Jakarta, Faktaindonesianews.com – Seorang remaja Palestina berusia 14 tahun bernama Omar Mohammad Rabea tewas ditembak tentara Israel di pintu masuk kota Turmus Ayya, Tepi Barat, Minggu (6/4). Rabea, yang juga berkewarganegaraan Amerika Serikat, menjadi korban dalam insiden yang memicu kecaman luas dari otoritas Palestina.
Menurut Wali Kota Turmus Ayya, Adeeb Lafi, penembakan dilakukan oleh seorang pemukim Israel, yang juga melukai dua remaja lain dalam insiden tersebut. “Remaja itu tidak bersenjata. Penembakan ini jelas merupakan pelanggaran,” ujar Lafi dalam keterangannya.
Sementara itu, militer Israel membela tindakan tersebut. Dalam pernyataan resminya, Pasukan Pertahanan Israel (IDF) mengklaim Rabea dan teman-temannya melempar batu ke jalan raya yang dilewati warga sipil. “Tentara melepaskan tembakan ke arah mereka yang membahayakan warga sipil, menewaskan satu orang dan mengenai dua lainnya,” kata juru bicara IDF.
Kementerian Luar Negeri Palestina menyebut insiden ini sebagai “pembunuhan di luar hukum”, yang mencerminkan kebijakan kekebalan hukum Israel terhadap pelanggaran di wilayah pendudukan. Mereka menegaskan bahwa kejadian ini menjadi bagian dari pola kekerasan yang terus meningkat di Tepi Barat.

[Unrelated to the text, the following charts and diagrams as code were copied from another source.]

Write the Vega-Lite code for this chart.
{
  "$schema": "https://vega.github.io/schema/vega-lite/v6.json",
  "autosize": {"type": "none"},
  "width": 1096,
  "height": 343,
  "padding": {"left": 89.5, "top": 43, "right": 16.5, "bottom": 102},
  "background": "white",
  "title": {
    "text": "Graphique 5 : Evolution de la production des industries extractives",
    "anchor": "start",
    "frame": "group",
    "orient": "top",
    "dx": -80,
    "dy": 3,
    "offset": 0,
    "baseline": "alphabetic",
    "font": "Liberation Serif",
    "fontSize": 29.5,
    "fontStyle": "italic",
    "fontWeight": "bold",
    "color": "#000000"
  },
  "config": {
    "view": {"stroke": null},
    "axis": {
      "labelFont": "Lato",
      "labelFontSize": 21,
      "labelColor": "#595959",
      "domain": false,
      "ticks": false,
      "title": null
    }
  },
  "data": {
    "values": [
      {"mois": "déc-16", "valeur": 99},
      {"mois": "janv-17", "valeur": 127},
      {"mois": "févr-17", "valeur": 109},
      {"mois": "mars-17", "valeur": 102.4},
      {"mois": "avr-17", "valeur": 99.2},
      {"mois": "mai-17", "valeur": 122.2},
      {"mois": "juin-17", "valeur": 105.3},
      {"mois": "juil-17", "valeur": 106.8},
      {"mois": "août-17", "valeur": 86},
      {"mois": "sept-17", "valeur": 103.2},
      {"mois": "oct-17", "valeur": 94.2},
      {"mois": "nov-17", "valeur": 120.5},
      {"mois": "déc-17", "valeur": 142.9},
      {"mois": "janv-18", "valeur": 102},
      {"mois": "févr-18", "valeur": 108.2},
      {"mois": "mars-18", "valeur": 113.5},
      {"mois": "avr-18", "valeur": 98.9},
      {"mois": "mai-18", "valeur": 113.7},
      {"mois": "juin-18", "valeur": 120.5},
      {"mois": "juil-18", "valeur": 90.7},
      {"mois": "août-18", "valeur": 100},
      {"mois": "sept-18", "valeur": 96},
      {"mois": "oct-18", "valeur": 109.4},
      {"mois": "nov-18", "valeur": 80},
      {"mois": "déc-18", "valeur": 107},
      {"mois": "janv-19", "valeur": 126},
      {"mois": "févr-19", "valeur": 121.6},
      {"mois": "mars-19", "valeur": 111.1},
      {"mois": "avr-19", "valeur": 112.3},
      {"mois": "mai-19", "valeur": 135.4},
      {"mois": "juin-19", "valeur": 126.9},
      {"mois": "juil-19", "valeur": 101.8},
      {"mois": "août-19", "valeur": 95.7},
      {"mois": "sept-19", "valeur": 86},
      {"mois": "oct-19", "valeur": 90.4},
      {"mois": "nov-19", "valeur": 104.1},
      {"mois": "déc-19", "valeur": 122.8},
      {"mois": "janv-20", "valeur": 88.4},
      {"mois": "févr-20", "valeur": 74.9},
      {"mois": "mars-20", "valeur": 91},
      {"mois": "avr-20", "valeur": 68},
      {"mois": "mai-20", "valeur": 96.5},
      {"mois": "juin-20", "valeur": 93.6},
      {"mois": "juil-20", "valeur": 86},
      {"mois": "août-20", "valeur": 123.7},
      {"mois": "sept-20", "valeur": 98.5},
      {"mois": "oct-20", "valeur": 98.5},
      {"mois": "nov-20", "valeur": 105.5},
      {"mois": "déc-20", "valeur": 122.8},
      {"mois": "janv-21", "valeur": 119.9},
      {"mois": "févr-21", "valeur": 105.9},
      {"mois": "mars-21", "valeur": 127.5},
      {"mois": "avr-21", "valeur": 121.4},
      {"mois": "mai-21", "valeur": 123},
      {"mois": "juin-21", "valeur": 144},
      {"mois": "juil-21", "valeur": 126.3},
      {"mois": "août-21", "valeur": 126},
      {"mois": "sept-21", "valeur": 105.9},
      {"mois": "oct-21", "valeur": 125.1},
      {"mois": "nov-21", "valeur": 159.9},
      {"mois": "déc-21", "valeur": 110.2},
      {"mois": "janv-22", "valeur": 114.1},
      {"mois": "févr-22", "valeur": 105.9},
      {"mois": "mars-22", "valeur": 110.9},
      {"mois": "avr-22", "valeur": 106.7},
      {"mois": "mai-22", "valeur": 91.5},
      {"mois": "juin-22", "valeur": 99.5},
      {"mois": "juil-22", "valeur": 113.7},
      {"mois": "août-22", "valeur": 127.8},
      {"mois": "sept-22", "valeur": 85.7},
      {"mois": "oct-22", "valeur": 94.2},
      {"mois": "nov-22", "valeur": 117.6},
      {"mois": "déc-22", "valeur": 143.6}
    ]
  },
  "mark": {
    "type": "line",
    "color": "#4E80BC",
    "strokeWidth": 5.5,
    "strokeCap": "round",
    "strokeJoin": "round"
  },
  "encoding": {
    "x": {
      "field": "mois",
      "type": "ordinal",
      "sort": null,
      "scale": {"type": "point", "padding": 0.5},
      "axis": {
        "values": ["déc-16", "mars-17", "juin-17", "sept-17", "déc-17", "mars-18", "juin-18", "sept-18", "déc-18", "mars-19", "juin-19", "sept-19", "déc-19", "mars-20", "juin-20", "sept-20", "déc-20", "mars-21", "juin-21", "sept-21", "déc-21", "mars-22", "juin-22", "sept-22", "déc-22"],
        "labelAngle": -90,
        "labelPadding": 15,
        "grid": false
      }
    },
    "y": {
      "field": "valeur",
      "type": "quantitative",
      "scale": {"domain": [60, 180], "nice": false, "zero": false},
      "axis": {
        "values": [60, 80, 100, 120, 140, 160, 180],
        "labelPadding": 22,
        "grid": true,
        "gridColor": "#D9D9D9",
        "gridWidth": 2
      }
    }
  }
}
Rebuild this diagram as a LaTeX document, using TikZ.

“Ini adalah konsekuensi dari kekebalan hukum yang diberikan kepada Israel, yang terus melakukan kekerasan tanpa pertanggungjawaban,” tegas pernyataan resmi Kemenlu Palestina.
Reuters melaporkan bahwa penembakan terhadap Rabea merupakan bagian dari gelombang kekerasan yang hampir terjadi setiap hari sejak Perang Gaza pecah pada Oktober 2023. Ketegangan semakin meningkat setelah militer Israel melancarkan apa yang mereka sebut sebagai “operasi militer skala besar” di Tepi Barat, untuk memburu pejuang kemerdekaan Palestina.
Operasi itu mencakup penggerebekan ke desa-desa Badui dan kawasan pemukiman Palestina yang dianggap sebagai basis perlawanan. Kelompok Hamas, meski berbasis di Gaza, disebut telah memperluas pengaruhnya ke wilayah Tepi Barat, yang selama ini dikontrol faksi Fatah.
Sementara itu, sanksi internasional terhadap pemukim Israel sempat diberlakukan oleh pemerintahan Presiden Joe Biden, namun kemudian dicabut oleh Gedung Putih saat era Donald Trump. Hal ini dinilai banyak pihak sebagai penyebab memburuknya situasi keamanan di Tepi Barat.
Penembakan terhadap Omar Rabea menambah panjang daftar korban dari konflik Israel-Palestina yang tak kunjung reda. Kecaman internasional terhadap tindakan militer Israel terus berdatangan, namun tanpa kejelasan hukum dan tekanan diplomatik yang tegas, potensi kekerasan serupa masih sangat mungkin terjadi di masa mendatang.